Je porte dans mon prénoml'humanité naissante, mais j'appartiens à une humanité qui s'éteint, notera Adam dans son carnet deux jours avant le drame.
Jamais je n'ai su pourquoi mes parents m'ont appelé ainsi. Dans mon pays natal, ce prénom était rare, et personne dans ma famille ne l'avait porté avant moi. Je me souviens d'avoir posé un jour cette question à mon père, il m'avait simplement répondu: "C'est notre ancêtre à tous!", comme si je pouvais l'ignorer. J'avais dix ans, et je m'étais contenté de cette explication. J'aurais peut-être dû lui demander, tant qu'il était en vie, s'il y avait derrière ce choix une intention, un rêve.

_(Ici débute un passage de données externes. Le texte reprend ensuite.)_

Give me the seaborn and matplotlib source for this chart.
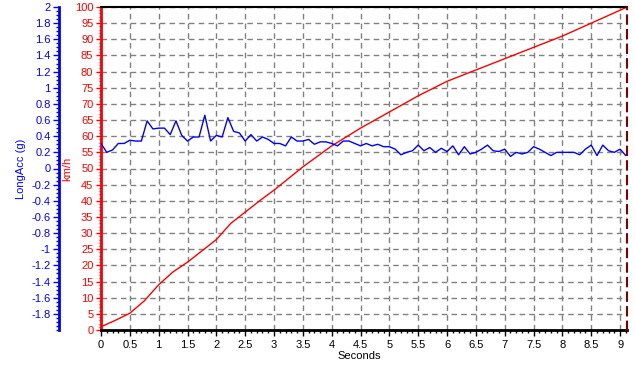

Amin Maalouf évoque pour la première fois, même si elle n’est pas
directement nommée, la guerre du Liban. Elle est vécue différemment par
les anciens amis de jeunesse du « club des Byzantins ». Il y a ceux qui
sont partis et ceux qui sont restés. Certains ont émigré à l’étranger
comme Adam : Naïm, juif, est parti au Brésil, Albert a fui aux
Etats-Unis. Mourad et Tania sont restés au Liban, Mourad s’est « sali
les mains » dans la guerre et est devenu ministre. Bilal est mort aux
premiers jours d’un combat qu’il voulait engagement littéraire et
intellectuel. Les choix des uns et des autres ont provoqué des rancunes
et des incompréhensions au sein du groupe d’amis. La plupart reprochent
ainsi à Mourad son engagement dans le conflit, son renoncement à leurs
idéaux de jeunesse, sa participation à la machine de guerre. De son côté
Mourad et Tania reprochent à Adam son départ, sa trahison envers son
pays, son abandon, et la lâcheté de celui qui explique : « Nous avons du
nous éloigner du Levant pour garder les mains propres ».